2 Ethical Challenges of Web Scraping
One thing I run into often and I wrestle with this regularly is the ethics of using someone's website as a tool to manipulate data. Typically webscrapers (the actual person) don't ask permission before they start using someone else's website as a meat grinder to process data. Scraping is not new and their are bots trolling the entire internet ALL THE TIME. My intermittent scrape is like a drop of water in the ocean.
That all being said we should always consider ethics when we tackle tasks. In this article I will highlight two ethical issues faced by scrapers.
Let's talk about the very basic process flow of scraping:
This is generally how my scraping process works. I have data and I want that data changed somehow so I send it to a target website, the website does work on my data and outputs it. Once work is complete I choose to use it as is or continue modifying it with a different website.
Ethical Issue One:
Here comes the issue. I didn't make the website that churns out the data I input. Somebody else did all the hard work. I am just reaping all the benefits.
Is that wrong?
From an automation and efficiency standpoint it's awesome, I don't have to do all the work of reinventing the wheel. In fact I am even utilizing the resources of some other server on the internet.
However I can completely understand that it would kind of be a "pill to swallow" knowing that thousands of people are piggy backing off my handwork.

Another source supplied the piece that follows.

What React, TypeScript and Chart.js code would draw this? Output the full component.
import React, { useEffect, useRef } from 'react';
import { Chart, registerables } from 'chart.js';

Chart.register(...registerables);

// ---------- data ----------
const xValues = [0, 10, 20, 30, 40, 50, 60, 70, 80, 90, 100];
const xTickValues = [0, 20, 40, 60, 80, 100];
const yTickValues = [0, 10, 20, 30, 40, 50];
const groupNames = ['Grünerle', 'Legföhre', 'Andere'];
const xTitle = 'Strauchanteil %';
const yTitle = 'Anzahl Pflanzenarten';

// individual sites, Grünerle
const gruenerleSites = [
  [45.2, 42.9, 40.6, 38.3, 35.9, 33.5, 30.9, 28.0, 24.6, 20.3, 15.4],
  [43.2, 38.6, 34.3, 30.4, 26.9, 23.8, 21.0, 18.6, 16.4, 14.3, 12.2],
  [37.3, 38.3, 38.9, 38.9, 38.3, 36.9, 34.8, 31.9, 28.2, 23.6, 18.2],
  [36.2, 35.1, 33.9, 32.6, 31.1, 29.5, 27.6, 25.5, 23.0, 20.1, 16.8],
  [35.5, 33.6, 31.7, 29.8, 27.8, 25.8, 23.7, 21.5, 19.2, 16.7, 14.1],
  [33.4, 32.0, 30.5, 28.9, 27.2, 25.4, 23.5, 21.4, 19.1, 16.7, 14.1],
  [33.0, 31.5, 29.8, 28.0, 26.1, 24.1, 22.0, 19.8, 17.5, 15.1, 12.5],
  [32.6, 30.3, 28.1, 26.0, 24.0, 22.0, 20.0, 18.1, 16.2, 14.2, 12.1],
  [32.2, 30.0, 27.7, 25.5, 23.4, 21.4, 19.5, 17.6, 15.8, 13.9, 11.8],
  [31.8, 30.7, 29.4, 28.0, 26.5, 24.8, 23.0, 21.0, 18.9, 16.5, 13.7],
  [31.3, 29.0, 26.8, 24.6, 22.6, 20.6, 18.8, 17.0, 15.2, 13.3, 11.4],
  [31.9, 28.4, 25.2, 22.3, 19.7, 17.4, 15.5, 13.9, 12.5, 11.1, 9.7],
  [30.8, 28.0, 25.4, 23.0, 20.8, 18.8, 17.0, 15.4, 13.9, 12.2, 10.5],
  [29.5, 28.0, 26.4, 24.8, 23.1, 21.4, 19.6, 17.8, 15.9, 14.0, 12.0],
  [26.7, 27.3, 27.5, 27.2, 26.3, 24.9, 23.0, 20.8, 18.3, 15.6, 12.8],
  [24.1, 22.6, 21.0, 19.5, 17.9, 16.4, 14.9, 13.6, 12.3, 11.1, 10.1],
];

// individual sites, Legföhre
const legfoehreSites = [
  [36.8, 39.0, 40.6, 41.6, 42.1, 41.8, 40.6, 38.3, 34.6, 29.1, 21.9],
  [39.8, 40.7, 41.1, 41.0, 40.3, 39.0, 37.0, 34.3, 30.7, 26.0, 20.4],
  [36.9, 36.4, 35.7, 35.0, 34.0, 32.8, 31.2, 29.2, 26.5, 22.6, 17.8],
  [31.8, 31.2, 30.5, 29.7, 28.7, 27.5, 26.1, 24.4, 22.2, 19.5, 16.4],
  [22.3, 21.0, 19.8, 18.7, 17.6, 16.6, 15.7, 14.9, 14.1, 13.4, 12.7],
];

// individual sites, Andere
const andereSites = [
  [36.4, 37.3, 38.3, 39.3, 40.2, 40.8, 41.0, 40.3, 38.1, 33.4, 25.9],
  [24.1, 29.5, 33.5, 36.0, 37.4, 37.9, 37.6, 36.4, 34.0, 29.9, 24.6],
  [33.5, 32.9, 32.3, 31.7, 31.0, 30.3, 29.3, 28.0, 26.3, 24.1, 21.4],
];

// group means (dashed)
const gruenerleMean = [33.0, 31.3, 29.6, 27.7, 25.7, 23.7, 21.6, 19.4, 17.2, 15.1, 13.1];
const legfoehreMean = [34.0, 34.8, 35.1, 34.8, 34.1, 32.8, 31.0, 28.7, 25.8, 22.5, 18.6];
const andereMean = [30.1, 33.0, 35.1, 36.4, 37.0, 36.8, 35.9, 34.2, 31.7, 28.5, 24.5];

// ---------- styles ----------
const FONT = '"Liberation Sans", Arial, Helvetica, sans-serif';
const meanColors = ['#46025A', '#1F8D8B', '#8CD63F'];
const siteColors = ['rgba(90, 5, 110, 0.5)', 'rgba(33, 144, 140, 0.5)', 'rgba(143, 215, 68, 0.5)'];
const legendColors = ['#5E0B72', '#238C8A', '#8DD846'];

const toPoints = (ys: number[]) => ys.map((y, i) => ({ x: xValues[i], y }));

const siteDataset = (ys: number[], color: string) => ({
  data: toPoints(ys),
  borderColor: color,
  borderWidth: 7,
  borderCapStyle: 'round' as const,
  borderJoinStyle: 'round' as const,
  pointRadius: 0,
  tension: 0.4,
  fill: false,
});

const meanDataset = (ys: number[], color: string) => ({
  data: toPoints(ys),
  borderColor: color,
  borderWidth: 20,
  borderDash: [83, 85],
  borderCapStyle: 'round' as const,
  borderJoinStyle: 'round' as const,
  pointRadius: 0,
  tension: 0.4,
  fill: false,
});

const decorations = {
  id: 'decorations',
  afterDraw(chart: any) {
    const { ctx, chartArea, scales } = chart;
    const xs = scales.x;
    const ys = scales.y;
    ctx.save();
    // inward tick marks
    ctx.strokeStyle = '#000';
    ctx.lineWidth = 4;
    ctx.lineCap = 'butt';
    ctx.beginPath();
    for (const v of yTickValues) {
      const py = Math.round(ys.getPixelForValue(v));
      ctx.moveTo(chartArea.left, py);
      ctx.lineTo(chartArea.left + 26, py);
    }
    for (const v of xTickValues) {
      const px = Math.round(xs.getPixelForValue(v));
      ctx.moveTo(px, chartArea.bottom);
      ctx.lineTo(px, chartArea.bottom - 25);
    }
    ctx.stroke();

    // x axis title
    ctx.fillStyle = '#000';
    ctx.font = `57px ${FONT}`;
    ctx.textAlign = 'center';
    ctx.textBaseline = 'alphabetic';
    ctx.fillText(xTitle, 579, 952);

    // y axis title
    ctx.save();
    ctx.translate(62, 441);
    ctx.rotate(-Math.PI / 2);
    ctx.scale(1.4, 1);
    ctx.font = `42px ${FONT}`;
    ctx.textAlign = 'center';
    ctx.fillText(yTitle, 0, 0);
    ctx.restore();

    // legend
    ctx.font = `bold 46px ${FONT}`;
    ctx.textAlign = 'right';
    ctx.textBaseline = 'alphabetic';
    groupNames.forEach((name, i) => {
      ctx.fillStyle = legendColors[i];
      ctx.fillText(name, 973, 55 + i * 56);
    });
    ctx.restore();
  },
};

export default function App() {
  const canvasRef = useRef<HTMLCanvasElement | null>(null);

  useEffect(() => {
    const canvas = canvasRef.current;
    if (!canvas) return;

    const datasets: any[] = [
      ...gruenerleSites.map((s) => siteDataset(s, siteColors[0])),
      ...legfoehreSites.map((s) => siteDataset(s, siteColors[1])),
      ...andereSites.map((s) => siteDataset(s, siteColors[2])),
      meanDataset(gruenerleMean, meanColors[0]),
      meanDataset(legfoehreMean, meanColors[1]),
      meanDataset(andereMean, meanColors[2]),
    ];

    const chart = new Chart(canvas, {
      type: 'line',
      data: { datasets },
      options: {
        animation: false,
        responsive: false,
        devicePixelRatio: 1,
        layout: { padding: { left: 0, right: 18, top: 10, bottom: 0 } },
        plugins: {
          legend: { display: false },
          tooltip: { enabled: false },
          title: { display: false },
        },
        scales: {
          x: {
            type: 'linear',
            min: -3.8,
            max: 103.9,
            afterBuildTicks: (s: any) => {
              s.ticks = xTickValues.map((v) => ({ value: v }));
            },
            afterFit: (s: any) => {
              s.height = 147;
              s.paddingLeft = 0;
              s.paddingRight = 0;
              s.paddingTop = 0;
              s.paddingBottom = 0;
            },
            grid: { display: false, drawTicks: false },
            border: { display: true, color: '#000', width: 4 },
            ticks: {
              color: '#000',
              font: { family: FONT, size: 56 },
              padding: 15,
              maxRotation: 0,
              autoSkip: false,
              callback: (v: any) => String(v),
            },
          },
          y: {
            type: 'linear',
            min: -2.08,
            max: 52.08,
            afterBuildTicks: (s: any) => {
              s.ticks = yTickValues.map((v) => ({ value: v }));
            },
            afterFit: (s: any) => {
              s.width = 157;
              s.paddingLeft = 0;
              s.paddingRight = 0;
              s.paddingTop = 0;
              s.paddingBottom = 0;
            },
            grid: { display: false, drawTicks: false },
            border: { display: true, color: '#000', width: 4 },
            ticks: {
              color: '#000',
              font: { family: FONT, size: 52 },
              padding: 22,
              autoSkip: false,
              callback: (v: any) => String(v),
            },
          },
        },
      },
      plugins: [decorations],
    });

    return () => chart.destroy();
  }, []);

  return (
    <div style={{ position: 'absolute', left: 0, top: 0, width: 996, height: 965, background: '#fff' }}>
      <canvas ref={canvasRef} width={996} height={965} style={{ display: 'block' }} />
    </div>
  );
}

As a person who actually has AdSense approved, I literally make money when my adds are clicked on. If I had some functionality on my site that processed data, would I get money for the visits only?....no. I need engagement, I need people to want to click on the content relevant adds. The thing about robots is that they just do what they are told to do. BEEP BEEP must visit site, input data, retrieve data BEEP BEEP --> rinse and repeat 100,000 more times. Meanwhile the person never gets any of the $ for those 100,00 "visits."
This is the ethical quandary, scrapers can use a site for a long period of time but the website creator will not reap the benefits.
People do build add clicking robots, but this is bad. This is a sure fire way to get yourself banned from AdSense. A discussion for another day.
Ethical Issue Two:
Depending on who you talk to you in regards to scrapers you will get a variety of opinions. Some people truly hate the work of scrapers and other are indifferent. Does anyone absolutely love scrapers, I don't know.
Interesting, maybe I need a new hobby. ;)
Nah, I'm fine.
I legitimately think that some web designers have accepted the fact that their sites will/could be used as a meat grinder for data manipulation. When you visit their site and the data you need is placed in a "simple" table. (these tables are exceptionally easy to scrape). Or maybe the data is in a text file, also super easy to grab and work with.
Other sites that have that tasty data you want put up hurdles to stop scrapers. A popular choice is limiting visits. After a certain number of visits the door closes and your IP is remembered.
"Don't let this IP back in!!"
This is not a hard hurdle to get past as all you need to do is have a different IP. VPN and Free Proxies would solve this immediately.
What if the new IP gets blocked. Just switch to a different.
This is another ethical issue. If someone intentionally builds a block to stop you from scraping is it ethical to build a work around to grab that data anyways?
Well you can actually get into a sticky mess as some sites have put up legal notices to say that you can't scrape. It's a safe idea to avoid these places. I've seen this on government sites and places of a similar ilk.
You have to make up your mind about the ethics on this one. If someone has put up a block they are publicly saying that they don't like a certain action.
It reminds me of a neighbour who planted hedges to stop the mail delivery person from cutting across the lawn. They hated that the person walk across the lawn rather than walk down the path and use the sidewalk. You know what happened? The mail delivery person stepped over the hedges. My neighbours were incensed.
My example applies here. Just like those hedges an IP block is the webmaster saying "I don't like what you are doing." Even though the hedges were easy to step over, and the IP blocker is easy to get past my ethics tells me the right thing to do is to stop.
I would be lying if I said it wasn't serious temptation for me, especially since I have built custom POC scripts to do such actions. However when I see the block, I stop and try desperately to respect that the webmaster doesn't want a robot trolling across their website 100,000 times.
Thanks for reading